Copy every line of the data exactly, leaving nothing out.

┄┄┄┄┄┄

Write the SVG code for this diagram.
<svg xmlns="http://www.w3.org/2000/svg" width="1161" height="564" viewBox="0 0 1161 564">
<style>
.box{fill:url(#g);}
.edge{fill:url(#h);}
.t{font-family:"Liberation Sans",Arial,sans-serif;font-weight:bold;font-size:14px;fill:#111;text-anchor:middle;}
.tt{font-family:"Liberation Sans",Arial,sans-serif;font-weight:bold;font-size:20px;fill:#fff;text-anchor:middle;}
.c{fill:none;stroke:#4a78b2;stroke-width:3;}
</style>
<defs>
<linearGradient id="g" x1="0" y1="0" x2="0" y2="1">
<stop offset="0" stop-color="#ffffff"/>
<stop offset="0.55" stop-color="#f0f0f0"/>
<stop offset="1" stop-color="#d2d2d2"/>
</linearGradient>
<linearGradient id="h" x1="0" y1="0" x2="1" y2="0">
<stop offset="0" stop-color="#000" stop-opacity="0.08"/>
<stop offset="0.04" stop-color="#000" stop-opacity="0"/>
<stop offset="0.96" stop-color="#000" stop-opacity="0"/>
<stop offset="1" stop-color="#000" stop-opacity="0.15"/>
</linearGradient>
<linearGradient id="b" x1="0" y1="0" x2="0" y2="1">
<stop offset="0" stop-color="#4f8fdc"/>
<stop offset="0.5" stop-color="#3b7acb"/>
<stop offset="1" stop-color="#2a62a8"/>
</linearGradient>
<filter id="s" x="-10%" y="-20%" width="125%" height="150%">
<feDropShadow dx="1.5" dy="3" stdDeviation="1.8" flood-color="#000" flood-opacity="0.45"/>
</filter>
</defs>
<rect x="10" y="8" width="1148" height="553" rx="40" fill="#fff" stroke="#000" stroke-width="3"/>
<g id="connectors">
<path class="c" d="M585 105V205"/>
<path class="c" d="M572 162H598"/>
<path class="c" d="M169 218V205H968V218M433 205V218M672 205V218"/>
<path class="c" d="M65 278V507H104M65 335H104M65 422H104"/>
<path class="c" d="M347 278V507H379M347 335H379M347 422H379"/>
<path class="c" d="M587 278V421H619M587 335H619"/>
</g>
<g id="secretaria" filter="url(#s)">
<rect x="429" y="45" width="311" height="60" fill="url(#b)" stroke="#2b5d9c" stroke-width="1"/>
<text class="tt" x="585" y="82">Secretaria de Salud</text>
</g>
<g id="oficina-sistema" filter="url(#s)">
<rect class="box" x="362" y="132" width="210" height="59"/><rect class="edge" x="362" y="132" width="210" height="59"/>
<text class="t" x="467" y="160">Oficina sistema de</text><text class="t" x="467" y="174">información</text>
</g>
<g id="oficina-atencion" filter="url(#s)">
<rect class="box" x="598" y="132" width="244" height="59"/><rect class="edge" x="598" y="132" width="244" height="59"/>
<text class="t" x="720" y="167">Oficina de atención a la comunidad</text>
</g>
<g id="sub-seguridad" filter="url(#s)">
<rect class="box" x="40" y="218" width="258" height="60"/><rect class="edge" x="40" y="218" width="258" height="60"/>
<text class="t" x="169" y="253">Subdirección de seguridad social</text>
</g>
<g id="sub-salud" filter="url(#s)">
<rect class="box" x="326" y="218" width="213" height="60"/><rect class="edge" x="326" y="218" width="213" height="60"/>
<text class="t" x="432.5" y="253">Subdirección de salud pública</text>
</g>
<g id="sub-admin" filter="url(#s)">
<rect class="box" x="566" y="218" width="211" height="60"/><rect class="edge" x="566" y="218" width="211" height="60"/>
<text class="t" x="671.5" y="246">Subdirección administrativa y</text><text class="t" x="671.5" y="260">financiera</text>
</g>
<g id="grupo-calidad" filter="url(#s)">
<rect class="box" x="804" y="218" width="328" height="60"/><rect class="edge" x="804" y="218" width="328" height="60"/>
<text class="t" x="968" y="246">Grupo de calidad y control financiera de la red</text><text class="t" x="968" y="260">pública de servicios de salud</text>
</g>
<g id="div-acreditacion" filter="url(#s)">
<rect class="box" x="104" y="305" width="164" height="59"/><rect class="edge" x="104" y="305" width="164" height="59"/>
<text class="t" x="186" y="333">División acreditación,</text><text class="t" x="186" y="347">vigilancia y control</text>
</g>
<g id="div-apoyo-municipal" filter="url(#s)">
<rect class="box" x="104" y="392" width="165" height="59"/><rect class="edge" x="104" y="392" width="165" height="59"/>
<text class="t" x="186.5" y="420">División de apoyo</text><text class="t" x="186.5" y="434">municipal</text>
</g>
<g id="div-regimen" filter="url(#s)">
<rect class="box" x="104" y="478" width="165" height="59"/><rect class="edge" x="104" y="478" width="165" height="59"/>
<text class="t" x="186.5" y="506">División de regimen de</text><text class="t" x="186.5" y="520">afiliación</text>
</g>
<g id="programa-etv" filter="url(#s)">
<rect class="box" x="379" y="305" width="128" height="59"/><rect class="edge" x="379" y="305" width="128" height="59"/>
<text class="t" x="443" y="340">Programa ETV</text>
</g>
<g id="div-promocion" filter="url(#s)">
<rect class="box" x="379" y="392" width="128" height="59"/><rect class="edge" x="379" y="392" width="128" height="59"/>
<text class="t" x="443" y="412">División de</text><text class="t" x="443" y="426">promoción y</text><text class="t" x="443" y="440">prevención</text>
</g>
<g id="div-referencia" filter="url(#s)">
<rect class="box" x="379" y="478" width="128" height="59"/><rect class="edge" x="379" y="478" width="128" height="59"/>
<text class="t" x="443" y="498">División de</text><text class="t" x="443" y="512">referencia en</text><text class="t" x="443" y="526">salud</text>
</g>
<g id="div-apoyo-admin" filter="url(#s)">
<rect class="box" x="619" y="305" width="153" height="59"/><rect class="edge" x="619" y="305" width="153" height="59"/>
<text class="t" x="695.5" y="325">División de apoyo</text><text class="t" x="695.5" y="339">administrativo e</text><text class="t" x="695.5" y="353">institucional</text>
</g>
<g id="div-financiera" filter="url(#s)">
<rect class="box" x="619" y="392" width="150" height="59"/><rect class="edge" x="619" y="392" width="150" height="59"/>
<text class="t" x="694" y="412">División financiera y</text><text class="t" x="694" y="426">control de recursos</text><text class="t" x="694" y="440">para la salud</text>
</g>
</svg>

┄┄┄┄┄┄

TASK RESULT.
Write the SVG code for this diagram.
<svg xmlns="http://www.w3.org/2000/svg" width="1161" height="564" viewBox="0 0 1161 564">
<style>
.box{fill:url(#g);}
.edge{fill:url(#h);}
.t{font-family:"Liberation Sans",Arial,sans-serif;font-weight:bold;font-size:14px;fill:#111;text-anchor:middle;}
.tt{font-family:"Liberation Sans",Arial,sans-serif;font-weight:bold;font-size:20px;fill:#fff;text-anchor:middle;}
.c{fill:none;stroke:#4a78b2;stroke-width:3;}
</style>
<defs>
<linearGradient id="g" x1="0" y1="0" x2="0" y2="1">
<stop offset="0" stop-color="#ffffff"/>
<stop offset="0.55" stop-color="#f0f0f0"/>
<stop offset="1" stop-color="#d2d2d2"/>
</linearGradient>
<linearGradient id="h" x1="0" y1="0" x2="1" y2="0">
<stop offset="0" stop-color="#000" stop-opacity="0.08"/>
<stop offset="0.04" stop-color="#000" stop-opacity="0"/>
<stop offset="0.96" stop-color="#000" stop-opacity="0"/>
<stop offset="1" stop-color="#000" stop-opacity="0.15"/>
</linearGradient>
<linearGradient id="b" x1="0" y1="0" x2="0" y2="1">
<stop offset="0" stop-color="#4f8fdc"/>
<stop offset="0.5" stop-color="#3b7acb"/>
<stop offset="1" stop-color="#2a62a8"/>
</linearGradient>
<filter id="s" x="-10%" y="-20%" width="125%" height="150%">
<feDropShadow dx="1.5" dy="3" stdDeviation="1.8" flood-color="#000" flood-opacity="0.45"/>
</filter>
</defs>
<rect x="10" y="8" width="1148" height="553" rx="40" fill="#fff" stroke="#000" stroke-width="3"/>
<g id="connectors">
<path class="c" d="M585 105V205"/>
<path class="c" d="M572 162H598"/>
<path class="c" d="M169 218V205H968V218M433 205V218M672 205V218"/>
<path class="c" d="M65 278V507H104M65 335H104M65 422H104"/>
<path class="c" d="M347 278V507H379M347 335H379M347 422H379"/>
<path class="c" d="M587 278V421H619M587 335H619"/>
</g>
<g id="secretaria" filter="url(#s)">
<rect x="429" y="45" width="311" height="60" fill="url(#b)" stroke="#2b5d9c" stroke-width="1"/>
<text class="tt" x="585" y="82">Secretaria de Salud</text>
</g>
<g id="oficina-sistema" filter="url(#s)">
<rect class="box" x="362" y="132" width="210" height="59"/><rect class="edge" x="362" y="132" width="210" height="59"/>
<text class="t" x="467" y="160">Oficina sistema de</text><text class="t" x="467" y="174">información</text>
</g>
<g id="oficina-atencion" filter="url(#s)">
<rect class="box" x="598" y="132" width="244" height="59"/><rect class="edge" x="598" y="132" width="244" height="59"/>
<text class="t" x="720" y="167">Oficina de atención a la comunidad</text>
</g>
<g id="sub-seguridad" filter="url(#s)">
<rect class="box" x="40" y="218" width="258" height="60"/><rect class="edge" x="40" y="218" width="258" height="60"/>
<text class="t" x="169" y="253">Subdirección de seguridad social</text>
</g>
<g id="sub-salud" filter="url(#s)">
<rect class="box" x="326" y="218" width="213" height="60"/><rect class="edge" x="326" y="218" width="213" height="60"/>
<text class="t" x="432.5" y="253">Subdirección de salud pública</text>
</g>
<g id="sub-admin" filter="url(#s)">
<rect class="box" x="566" y="218" width="211" height="60"/><rect class="edge" x="566" y="218" width="211" height="60"/>
<text class="t" x="671.5" y="246">Subdirección administrativa y</text><text class="t" x="671.5" y="260">financiera</text>
</g>
<g id="grupo-calidad" filter="url(#s)">
<rect class="box" x="804" y="218" width="328" height="60"/><rect class="edge" x="804" y="218" width="328" height="60"/>
<text class="t" x="968" y="246">Grupo de calidad y control financiera de la red</text><text class="t" x="968" y="260">pública de servicios de salud</text>
</g>
<g id="div-acreditacion" filter="url(#s)">
<rect class="box" x="104" y="305" width="164" height="59"/><rect class="edge" x="104" y="305" width="164" height="59"/>
<text class="t" x="186" y="333">División acreditación,</text><text class="t" x="186" y="347">vigilancia y control</text>
</g>
<g id="div-apoyo-municipal" filter="url(#s)">
<rect class="box" x="104" y="392" width="165" height="59"/><rect class="edge" x="104" y="392" width="165" height="59"/>
<text class="t" x="186.5" y="420">División de apoyo</text><text class="t" x="186.5" y="434">municipal</text>
</g>
<g id="div-regimen" filter="url(#s)">
<rect class="box" x="104" y="478" width="165" height="59"/><rect class="edge" x="104" y="478" width="165" height="59"/>
<text class="t" x="186.5" y="506">División de regimen de</text><text class="t" x="186.5" y="520">afiliación</text>
</g>
<g id="programa-etv" filter="url(#s)">
<rect class="box" x="379" y="305" width="128" height="59"/><rect class="edge" x="379" y="305" width="128" height="59"/>
<text class="t" x="443" y="340">Programa ETV</text>
</g>
<g id="div-promocion" filter="url(#s)">
<rect class="box" x="379" y="392" width="128" height="59"/><rect class="edge" x="379" y="392" width="128" height="59"/>
<text class="t" x="443" y="412">División de</text><text class="t" x="443" y="426">promoción y</text><text class="t" x="443" y="440">prevención</text>
</g>
<g id="div-referencia" filter="url(#s)">
<rect class="box" x="379" y="478" width="128" height="59"/><rect class="edge" x="379" y="478" width="128" height="59"/>
<text class="t" x="443" y="498">División de</text><text class="t" x="443" y="512">referencia en</text><text class="t" x="443" y="526">salud</text>
</g>
<g id="div-apoyo-admin" filter="url(#s)">
<rect class="box" x="619" y="305" width="153" height="59"/><rect class="edge" x="619" y="305" width="153" height="59"/>
<text class="t" x="695.5" y="325">División de apoyo</text><text class="t" x="695.5" y="339">administrativo e</text><text class="t" x="695.5" y="353">institucional</text>
</g>
<g id="div-financiera" filter="url(#s)">
<rect class="box" x="619" y="392" width="150" height="59"/><rect class="edge" x="619" y="392" width="150" height="59"/>
<text class="t" x="694" y="412">División financiera y</text><text class="t" x="694" y="426">control de recursos</text><text class="t" x="694" y="440">para la salud</text>
</g>
</svg>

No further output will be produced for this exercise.